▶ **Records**
-- Start --
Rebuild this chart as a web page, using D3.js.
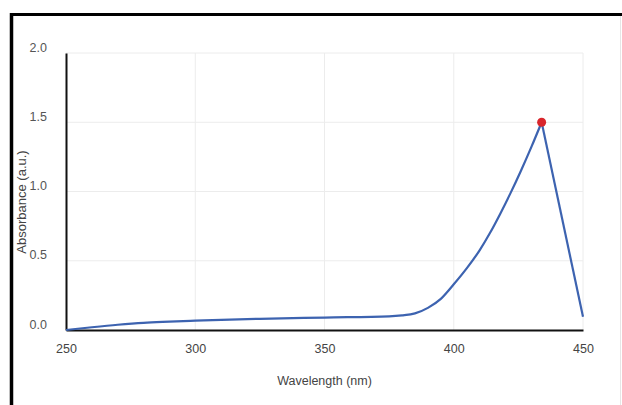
<!DOCTYPE html>
<html>
<head>
<meta charset="utf-8">
<script src="https://cdn.jsdelivr.net/npm/d3@7/dist/d3.min.js"></script>
<style>
html,body{margin:0;padding:0;background:#fff;}
svg{display:block;}
text{font-family:"Liberation Sans",Arial,sans-serif;}
</style>
</head>
<body>
<svg id="chart" width="622" height="405"></svg>
<script>
const wavelengths = [250, 260, 270, 280, 290, 300, 325, 350, 375, 380, 385, 390, 395, 400, 405, 410, 414, 418, 422, 426, 430, 434, 450];
const absorbance  = [0.0, 0.02, 0.038, 0.052, 0.06, 0.067, 0.081, 0.09, 0.098, 0.105, 0.12, 0.16, 0.225, 0.33, 0.445, 0.575, 0.70, 0.84, 0.99, 1.15, 1.32, 1.5, 0.095];
const xTicks = [250, 300, 350, 400, 450];
const yTicks = [0.0, 0.5, 1.0, 1.5, 2.0];
const peakWavelength = 434;
const peakAbsorbance = 1.5;
const xTitle = "Wavelength (nm)";
const yTitle = "Absorbance (a.u.)";

const svg = d3.select("#chart");
const mLeft = 66, mRight = 583, mTop = 53, mBottom = 330;

const x = d3.scaleLinear().domain([250, 450]).range([mLeft, mRight]);
const y = d3.scaleLinear().domain([0, 2]).range([mBottom, mTop]);

// frame
svg.append("line").attr("x1", 11.5).attr("x2", 622).attr("y1", 14.5).attr("y2", 14.5)
  .attr("stroke", "#000").attr("stroke-width", 3);
svg.append("line").attr("x1", 11.5).attr("x2", 11.5).attr("y1", 13).attr("y2", 405)
  .attr("stroke", "#000").attr("stroke-width", 3.5);
svg.append("line").attr("x1", 620.5).attr("x2", 620.5).attr("y1", 16).attr("y2", 405)
  .attr("stroke", "#e6e6e6").attr("stroke-width", 1);

// grid
svg.append("g").selectAll("line").data(yTicks.filter(d => d > 0)).join("line")
  .attr("x1", mLeft).attr("x2", mRight)
  .attr("y1", d => y(d)).attr("y2", d => y(d))
  .attr("stroke", "#ececec").attr("stroke-width", 1);
svg.append("g").selectAll("line").data(xTicks.filter(d => d > 250)).join("line")
  .attr("x1", d => x(d)).attr("x2", d => x(d))
  .attr("y1", mTop).attr("y2", mBottom)
  .attr("stroke", "#ececec").attr("stroke-width", 1);

// axes
const xAxis = d3.axisBottom(x).tickValues(xTicks).tickSize(0).tickPadding(14).tickFormat(d3.format("d"));
const gx = svg.append("g").attr("transform", `translate(0,${mBottom})`).call(xAxis);
gx.select(".domain").attr("stroke", "#111").attr("stroke-width", 2);
gx.selectAll("text").attr("font-size", 12.5).attr("fill", "#444")
  .attr("font-family", '"Liberation Sans",Arial,sans-serif');

const yAxis = d3.axisLeft(y).tickValues(yTicks).tickSize(0).tickPadding(19).tickFormat(d3.format(".1f"));
const gy = svg.append("g").attr("transform", `translate(${mLeft},0)`).call(yAxis);
gy.select(".domain").attr("stroke", "#111").attr("stroke-width", 2);
gy.selectAll("text").attr("font-size", 12.5).attr("fill", "#555").attr("dy", "-0.15em")
  .attr("font-family", '"Liberation Sans",Arial,sans-serif');

// titles
svg.append("text").attr("x", (mLeft + mRight) / 2).attr("y", 385)
  .attr("text-anchor", "middle").attr("font-size", 12.5).attr("fill", "#444").text(xTitle);
svg.append("text").attr("transform", `translate(26,202) rotate(-90)`)
  .attr("text-anchor", "middle").attr("font-size", 13).attr("fill", "#444").text(yTitle);

// line: smooth rise up to the peak, straight drop after it
const peakIdx = wavelengths.indexOf(peakWavelength);
const rise = absorbance.slice(0, peakIdx + 1).map((v, i) => [wavelengths[i], v]);
const fall = absorbance.slice(peakIdx).map((v, i) => [wavelengths[peakIdx + i], v]);
const smooth = d3.line().x(d => x(d[0])).y(d => y(d[1])).curve(d3.curveMonotoneX);
const straight = d3.line().x(d => x(d[0])).y(d => y(d[1]));
svg.append("path").datum(rise).attr("d", smooth)
  .attr("fill", "none").attr("stroke", "#3d63b0").attr("stroke-width", 2.2);
svg.append("path").datum(fall).attr("d", straight)
  .attr("fill", "none").attr("stroke", "#3d63b0").attr("stroke-width", 2.2);

// peak marker
svg.append("circle").attr("cx", x(peakWavelength)).attr("cy", y(peakAbsorbance)).attr("r", 4.5)
  .attr("fill", "#d9262c");
</script>
</body>
</html>
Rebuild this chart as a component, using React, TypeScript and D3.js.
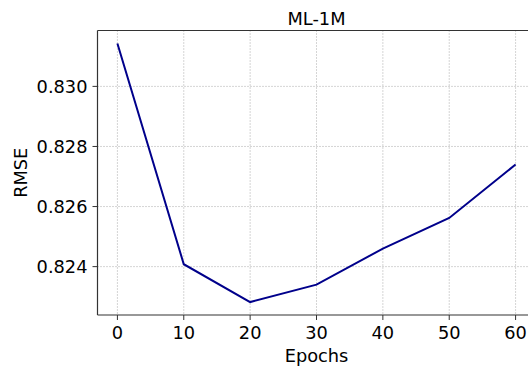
import React from "react";
import * as d3 from "d3";

const epochs = [0, 10, 20, 30, 40, 50, 60];
const rmse = [0.83143, 0.82408, 0.82282, 0.8234, 0.8246, 0.82562, 0.8274];
const xTicks = [0, 10, 20, 30, 40, 50, 60];
const yTicks = [0.824, 0.826, 0.828, 0.83];
const title = "ML-1M";
const xLabel = "Epochs";
const yLabel = "RMSE";

const W = 528;
const H = 369;
const left = 97.5;
const right = 535.5;
const top = 30.5;
const bottom = 315;
const font = "DejaVu Sans, sans-serif";
const fs = 17.8;

export default function App() {
  const x = d3.scaleLinear().domain([-3, 63]).range([left, right]);
  const y = d3.scaleLinear().domain([0.82239, 0.83186]).range([bottom, top]);
  const line = d3
    .line<number>()
    .x((_, i) => x(epochs[i]))
    .y((d) => y(d));
  return (
    <svg
      width={W}
      height={H}
      style={{ position: "absolute", left: 0, top: 0, background: "#fff" }}
    >
      <rect width={W} height={H} fill="#fff" />
      {xTicks.map((t) => (
        <line
          key={"gx" + t}
          x1={x(t)}
          x2={x(t)}
          y1={top}
          y2={bottom}
          stroke="#aaaaaa"
          strokeWidth={1}
          strokeDasharray="1,2"
        />
      ))}
      {yTicks.map((t) => (
        <line
          key={"gy" + t}
          x1={left}
          x2={right}
          y1={y(t)}
          y2={y(t)}
          stroke="#aaaaaa"
          strokeWidth={1}
          strokeDasharray="1,2"
        />
      ))}
      <path d={line(rmse) || ""} fill="none" stroke="#00008b" strokeWidth={2} />
      <line x1={left} x2={left} y1={top} y2={bottom} stroke="#333" strokeWidth={1.2} />
      <line x1={left} x2={right} y1={bottom} y2={bottom} stroke="#333" strokeWidth={1.2} />
      <line x1={left} x2={right} y1={top} y2={top} stroke="#333" strokeWidth={1.2} />
      <line x1={right} x2={right} y1={top} y2={bottom} stroke="#333" strokeWidth={1.2} />
      {xTicks.map((t) => (
        <g key={"xt" + t}>
          <line x1={x(t)} x2={x(t)} y1={bottom} y2={bottom + 5} stroke="#333" strokeWidth={1} />
          <text
            x={x(t)}
            y={bottom + 24}
            textAnchor="middle"
            fontFamily={font}
            fontSize={fs}
            fill="#000"
          >
            {d3.format("d")(t)}
          </text>
        </g>
      ))}
      {yTicks.map((t) => (
        <g key={"yt" + t}>
          <line x1={left - 5} x2={left} y1={y(t)} y2={y(t)} stroke="#333" strokeWidth={1} />
          <text
            x={left - 10}
            y={y(t)}
            dy="0.35em"
            textAnchor="end"
            fontFamily={font}
            fontSize={fs}
            fill="#000"
          >
            {d3.format(".3f")(t)}
          </text>
        </g>
      ))}
      <text
        x={(left + right) / 2}
        y={top - 6}
        textAnchor="middle"
        fontFamily={font}
        fontSize={fs}
        fill="#000"
      >
        {title}
      </text>
      <text
        x={(left + right) / 2}
        y={bottom + 47}
        textAnchor="middle"
        fontFamily={font}
        fontSize={fs}
        fill="#000"
      >
        {xLabel}
      </text>
      <text
        transform={`translate(${27},${(top + bottom) / 2}) rotate(-90)`}
        textAnchor="middle"
        fontFamily={font}
        fontSize={fs}
        fill="#000"
      >
        {yLabel}
      </text>
    </svg>
  );
}
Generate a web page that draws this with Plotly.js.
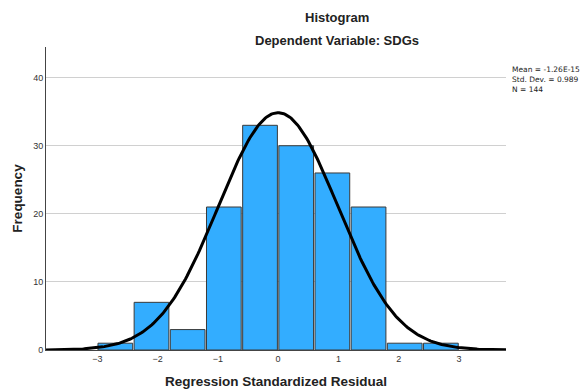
<!DOCTYPE html>
<html>
<head>
<meta charset="utf-8">
<script src="https://cdn.plot.ly/plotly-3.0.1.min.js"></script>
<style>html,body{margin:0;padding:0;background:#fff;}#chart{width:587px;height:390px;}</style>
</head>
<body>
<div id="chart"></div>
<script>
// Histogram bins (lower edges) and counts
const binStarts = [-3.0, -2.4, -1.8, -1.2, -0.6, 0.0, 0.6, 1.2, 1.8, 2.4];
const counts = [1, 7, 3, 21, 33, 30, 26, 21, 1, 1];
const binWidth = 0.6;
// Summary statistics shown on the chart
const meanVal = -1.26e-15;
const sdVal = 0.989;
const nVal = 144;
const statLines = ["Mean = -1.26E-15", "Std. Dev. = 0.989", "N = 144"];
const yTicks = [0, 10, 20, 30, 40];
const xTicks = [-3, -2, -1, 0, 1, 2, 3];

const xRange = [-3.85, 3.78];
const centers = binStarts.map(b => b + binWidth / 2);

// Normal curve scaled to the histogram (N * bin width * density)
const cx = [], cy = [];
const steps = 300;
for (let i = 0; i <= steps; i++) {
  const x = xRange[0] + (xRange[1] - xRange[0]) * i / steps;
  const z = (x - meanVal) / sdVal;
  cx.push(x);
  cy.push(nVal * binWidth * Math.exp(-0.5 * z * z) / (sdVal * Math.sqrt(2 * Math.PI)));
}

const font = "Liberation Sans, Arial, sans-serif";
const statFont = "DejaVu Sans, sans-serif";
const traces = [
  {
    type: "bar", x: centers, y: counts, width: binWidth * 0.96,
    marker: {color: "#33adff", line: {color: "#3a3a3a", width: 1}},
    hoverinfo: "skip"
  },
  {
    type: "scatter", mode: "lines", x: cx, y: cy,
    line: {color: "#000000", width: 3}, hoverinfo: "skip"
  }
];

const layout = {
  width: 587, height: 390,
  margin: {l: 46, r: 81, t: 47, b: 40},
  paper_bgcolor: "#ffffff", plot_bgcolor: "#ffffff",
  showlegend: false,
  font: {family: font, size: 9, color: "#333"},
  xaxis: {
    range: xRange, tickvals: xTicks, ticktext: xTicks.map(v => v < 0 ? "\u2212" + Math.abs(v) : String(v)),
    showgrid: false, zeroline: false, showline: true, linecolor: "#444", linewidth: 1,
    ticks: "", ticklen: 0, tickfont: {size: 9, color: "#333"},
    title: {text: "Regression Standardized Residual", font: {size: 13.5, color: "#222", family: font, weight: "bold"}, standoff: 13}
  },
  yaxis: {
    range: [0, 44.5], tickvals: yTicks,
    showgrid: true, gridcolor: "#d0d0d0", gridwidth: 1, zeroline: false,
    showline: true, linecolor: "#444", linewidth: 1,
    ticks: "", tickfont: {size: 9, color: "#333"},
    title: {text: "Frequency", font: {size: 13.5, color: "#222", family: font, weight: "bold"}, standoff: 7}
  },
  annotations: [
    {text: "<b>Histogram</b>", xref: "paper", yref: "paper", x: 0.633, y: 1.0, yshift: 30, xanchor: "center", yanchor: "middle",
     showarrow: false, font: {size: 13, color: "#222", family: font}},
    {text: "<b>Dependent Variable: SDGs</b>", xref: "paper", yref: "paper", x: 0.633, y: 1.0, yshift: 7, xanchor: "center", yanchor: "middle",
     showarrow: false, font: {size: 13, color: "#222", family: font}},
    {text: statLines.join("<br>"), xref: "paper", yref: "paper", x: 1.0, xshift: 4, y: 1.0, yshift: -16,
     xanchor: "left", yanchor: "top", align: "left", showarrow: false,
     font: {size: 7.5, color: "#222", family: statFont}}
  ]
};

Plotly.newPlot("chart", traces, layout, {staticPlot: true, displayModeBar: false});
</script>
</body>
</html>
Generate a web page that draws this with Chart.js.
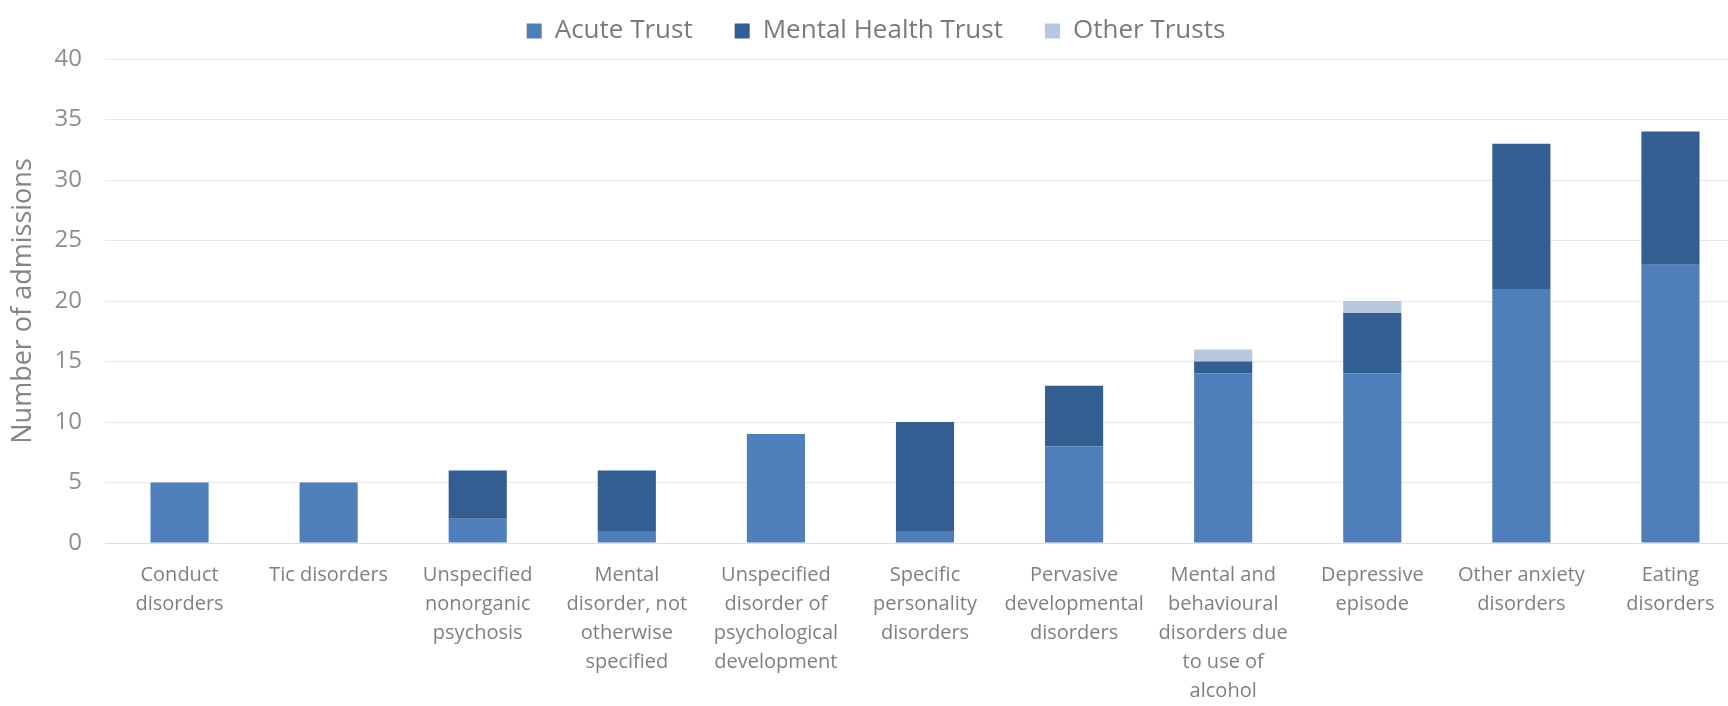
<!DOCTYPE html>
<html>
<head>
<meta charset="utf-8">
<script src="https://cdn.jsdelivr.net/npm/chart.js@4/dist/chart.umd.min.js"></script>
<style>
  html, body { margin: 0; padding: 0; background: #ffffff; overflow: hidden; }
  /* the original plot runs a little past the right edge of the picture */
  #wrap { width: 1745px; height: 706px; position: relative; }
</style>
</head>
<body>
<div id="wrap"><canvas id="admissionsChart"></canvas></div>
<script>
// Admissions by diagnosis and trust type

var categories = [
    ['Conduct', 'disorders'],
    ['Tic disorders'],
    ['Unspecified', 'nonorganic', 'psychosis'],
    ['Mental', 'disorder, not', 'otherwise', 'specified'],
    ['Unspecified', 'disorder of', 'psychological', 'development'],
    ['Specific', 'personality', 'disorders'],
    ['Pervasive', 'developmental', 'disorders'],
    ['Mental and', 'behavioural', 'disorders due', 'to use of', 'alcohol'],
    ['Depressive', 'episode'],
    ['Other anxiety', 'disorders'],
    ['Eating', 'disorders']
];

var acuteTrust = [5, 5, 2, 1, 9, 1, 8, 14, 14, 21, 23];
var mentalHealthTrust = [0, 0, 4, 5, 0, 9, 5, 1, 5, 12, 11];
var otherTrusts = [0, 0, 0, 0, 0, 0, 0, 1, 1, 0, 0];

var yTicks = [0, 5, 10, 15, 20, 25, 30, 35, 40];

var fontFamily = '"Open Sans", "DejaVu Sans", sans-serif';

// fixed legend height so the plot starts where the original one does
var legendHeight = {
    id: 'legendHeight',
    beforeInit: function (chart) {
        if (!chart.legend || chart.legend._fixed) return;
        var fit = chart.legend.fit;
        chart.legend.fit = function () {
            fit.call(this);
            this.height = 83;
        };
        chart.legend._fixed = true;
    }
};

function initChart() {
    var ctx = document.getElementById('admissionsChart');

    new Chart(ctx.getContext('2d'), {
        type: 'bar',
        data: {
            labels: categories,
            datasets: [{
                label: 'Acute Trust',
                data: acuteTrust,
                backgroundColor: '#4e7fbb'
            }, {
                label: 'Mental Health Trust',
                data: mentalHealthTrust,
                backgroundColor: '#335e91'
            }, {
                label: 'Other Trusts',
                data: otherTrusts,
                backgroundColor: '#b5c8e0'
            }]
        },
        plugins: [legendHeight],
        options: {
            responsive: true,
            maintainAspectRatio: false,
            animation: false,
            datasets: {
                bar: {
                    categoryPercentage: 1.0,
                    barPercentage: 0.39
                }
            },
            layout: {
                padding: { left: 7, right: 0, top: -24, bottom: 0 }
            },
            plugins: {
                legend: {
                    position: 'top',
                    labels: {
                        boxWidth: 15,
                        boxHeight: 15,
                        padding: 42,
                        color: '#7a7a7a',
                        font: { family: fontFamily, size: 26 }
                    }
                },
                tooltip: { enabled: false }
            },
            scales: {
                x: {
                    stacked: true,
                    afterFit: function (scale) { scale.height = 163; },
                    grid: { display: false },
                    border: { display: true, color: '#dedede' },
                    ticks: {
                        autoSkip: false,
                        maxRotation: 0,
                        minRotation: 0,
                        padding: 10,
                        color: '#808080',
                        font: { family: fontFamily, size: 20, lineHeight: 1.45 }
                    }
                },
                y: {
                    stacked: true,
                    min: 0,
                    max: 40,
                    afterFit: function (scale) { scale.width = 98; },
                    afterBuildTicks: function (axis) {
                        axis.ticks = yTicks.map(function (v) { return { value: v }; });
                    },
                    grid: { color: '#e9e9e9', drawTicks: false },
                    border: { display: false },
                    ticks: {
                        padding: 23,
                        color: '#8e8e8e',
                        font: { family: fontFamily, size: 24 }
                    },
                    title: {
                        display: true,
                        text: 'Number of admissions',
                        color: '#858585',
                        padding: { top: 0, bottom: 0 },
                        font: { family: fontFamily, size: 27 }
                    }
                }
            }
        }
    });
}

window.onload = initChart;
</script>
</body>
</html>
-- End --
▶ **Written request**
Lines containing the word "this" must all be returned from the material above.

▶ **The response**
Rebuild this chart as a web page, using D3.js.
Rebuild this chart as a component, using React, TypeScript and D3.js.
Generate a web page that draws this with Plotly.js.
Generate a web page that draws this with Chart.js.
            fit.call(this);
            this.height = 83;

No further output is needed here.